I avoid groups with strangers in them…because of my anxiety, like you I am really quiet when I go out…even with my work colleagues, but I do go to the meetings even the upcoming Christmas Party is giving me anxiety, I’ll be seeking out someone I feel comfortable with and sit with them, probably for the duration of the party…..

 

You done so well in attending the social bowling event, you went, you stayed and the people their were nice to you….keep practicing those positive thoughts and I’m sure you will enjoy yourself more and more, especially when you get to know the other people who also go to the social bowls events….Well done to you…Will you be going again or was it a one off event?..

 

My kind thoughts with my care..

Grandy..

 

 

therising
Valued Contributor
Valued Contributor

Hi New_star

 

Heightened sensitivity and social events can definitely be a challenging combo. Heightened sensitivity isn't a bad thing, as having the ability to sense so much is an ability. I think it comes down to managing what we're able to sense. Btw, heightened sensitivity is one of the key tools for intuitive people, with them relying on what they can sense.

 

When you can sense/feel what your own nervous system is doing, when you can sense/feel other people judging what kind of person they think you are, when you can sense/feel a lack of inspiring conversation you can fully relate to and more, it's definitely challenging. You do sound intuitive, given your feeling that more practice is needed when it comes to mastering social situations.

 

Personally, I'm a gal who's a bit of an introvert.

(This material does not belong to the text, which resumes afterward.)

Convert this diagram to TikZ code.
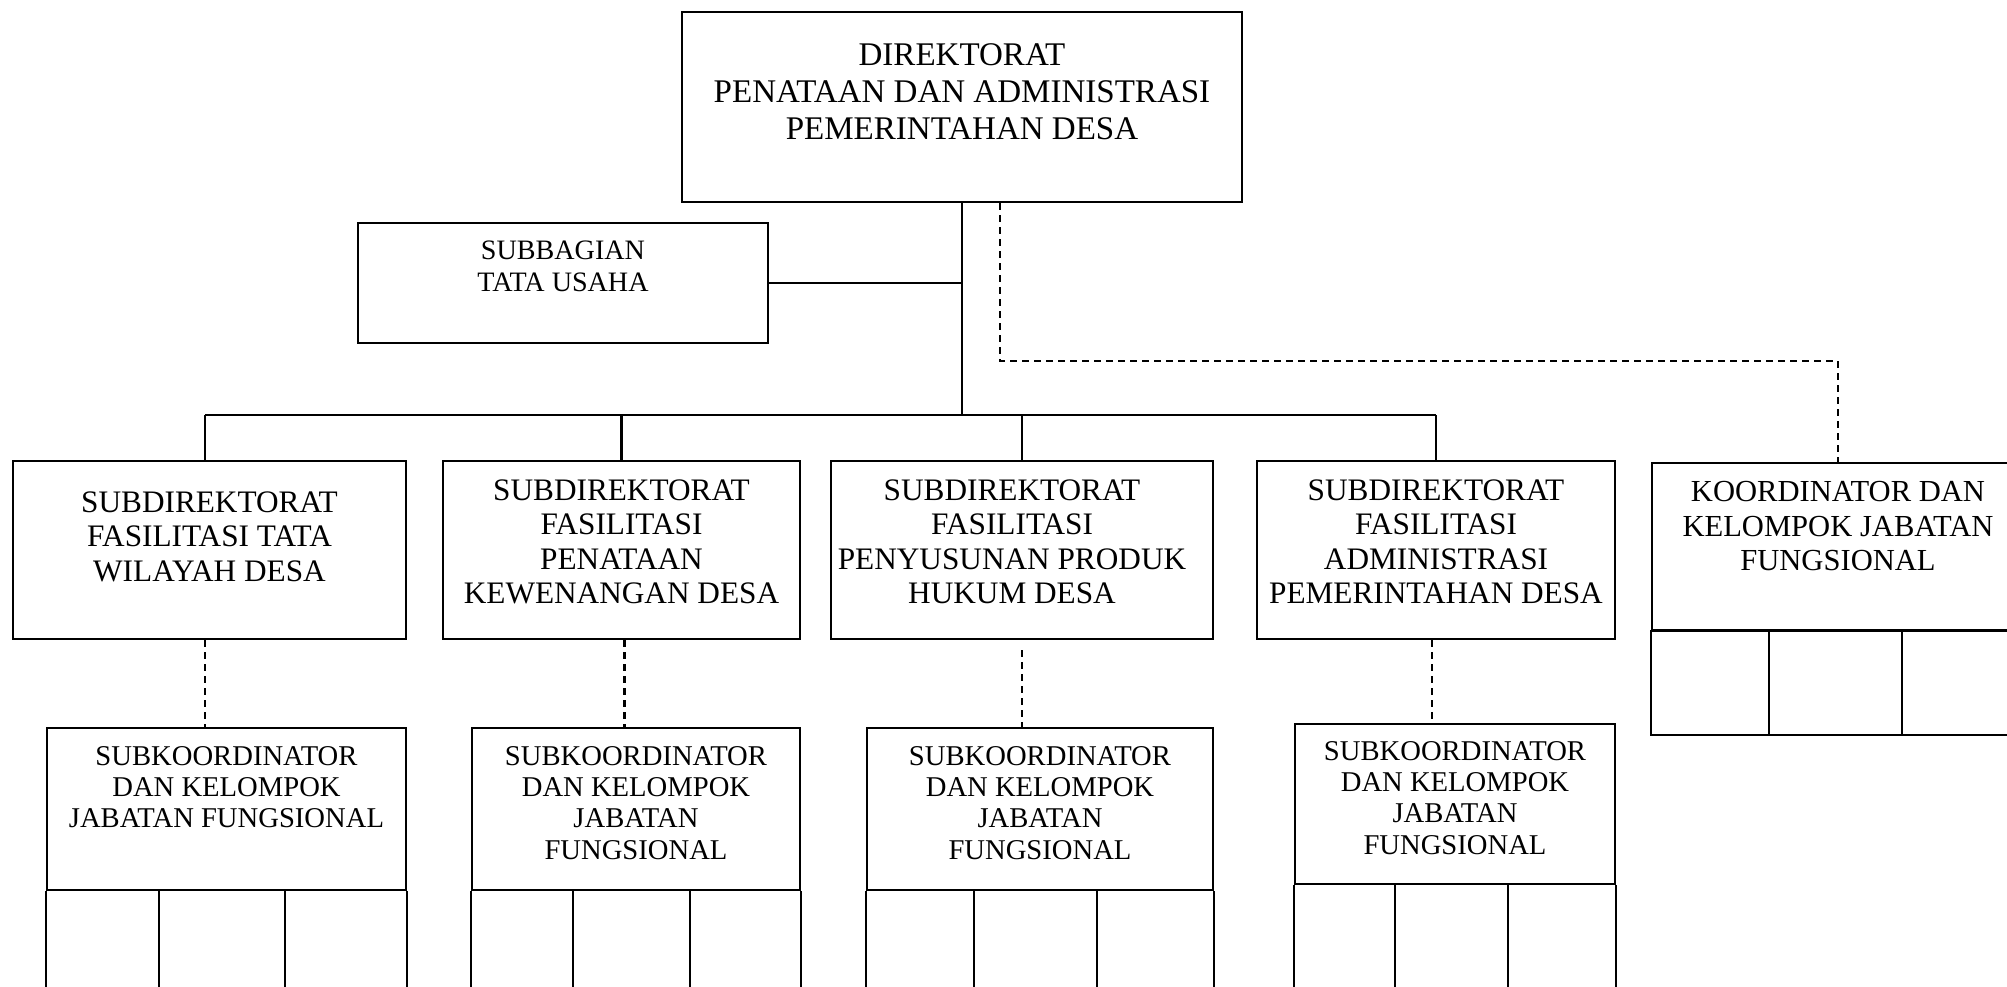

Due to a developing sense of wonder in relation to why I am, over time I've come to better understand how I tick and some of the revelations have been rather fascinating. For example, I can feel sound. A bit of sound or noise and I'm okay, no big deal but if you put me in a social situation such as in a room full of dozens of people all talking at once, music ramped up (with everyone trying to yell over it) and you throw in an environment where there is little carpeting and furnishings to absorb all that sound and, bamm, I can feel the whole experience. Alcohol becomes a factor too, as the more people drink the louder they get. Over-stimulation through sound. Being condensed into one small area, like with eating around a table, is something else I feel. I'm someone who naturally likes my space, so I recognise this as a challenge.

 

If it helps, I've found getting a better sense of who I naturally am becomes a self esteem booster. You could say, for example, if you are someone who naturally responds well to fascinating conversation you could then say the reason you don't feel engaged in conversation is based on it simply not fascinating you. As simple as that. You'll feel what fascinates you. It's one way to get a feel for people and social situations. Are they your kind of people and situations or not? Will you return with the next invite or not or will you keep looking for what feels right?